How does owning a vacation house at Yosemite sound? Or a beach cottage near the shores of Acadia National Park? Do you dream of hiking the Grand Canyon right outside your front door, or taking a dip in Crater Lake after getting home from work?
This is not some far-fetched fantasy of zealots who want to privatize our national parks. Actually, it’s a pretty close description of my own modest home—and probably yours too. I live just a few blocks from Lake Harriet, a national treasure where I swim and x-country ski, walk in the woods and spot bald eagles soaring through the skies.
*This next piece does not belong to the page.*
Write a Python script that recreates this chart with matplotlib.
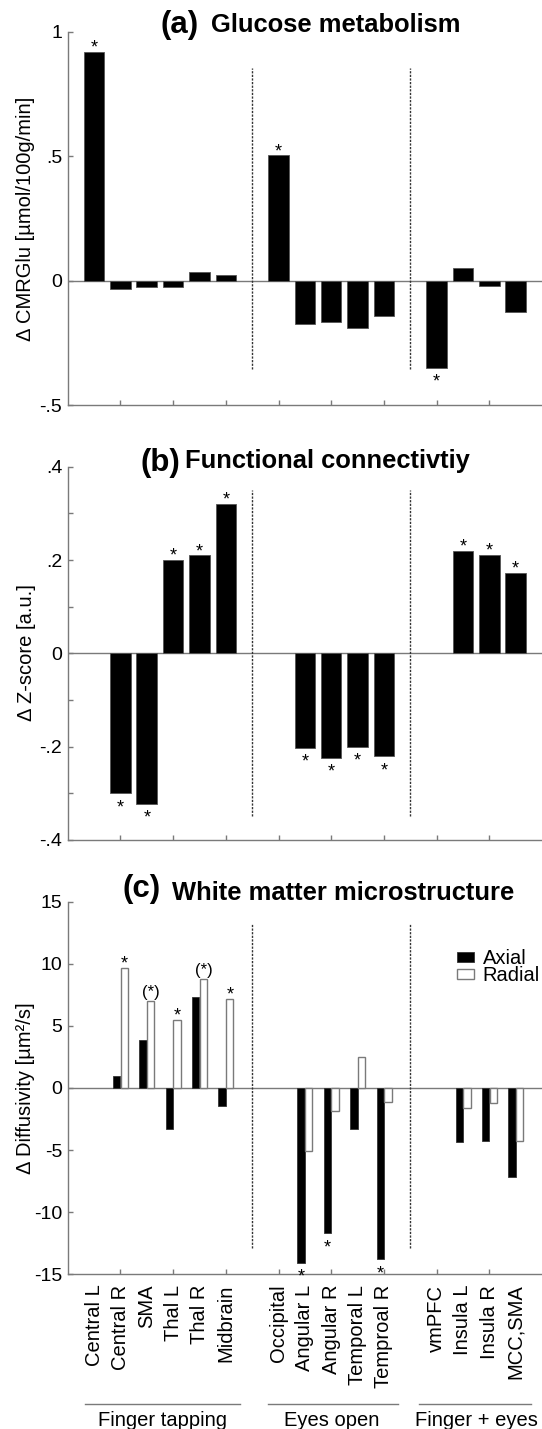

And all of this happens right in the middle of inner city Minneapolis.
Lake Harriet, you see, is a city park, part of Minneapolis’s cherished Chain of Lakes. But chances are good you’ve got something similar near your own home. It may be a wading pool and woodpeckers instead of a lake and eagles, but it’s no less of a treasure.
City parks are your own Yellowstone—a spot to relax and reflect and revel in nature as well as to enjoy a picnic or shoot hoops. They can also be the neighborhood version of New York’s Times Square or Washington’s National Mall, providing a gathering point where you run into friends and feel a part of the action. The local park is often the place where we celebrate local festivals, play sports, attend community meetings, join classes, and ooh! at fireworks on the fourth of July.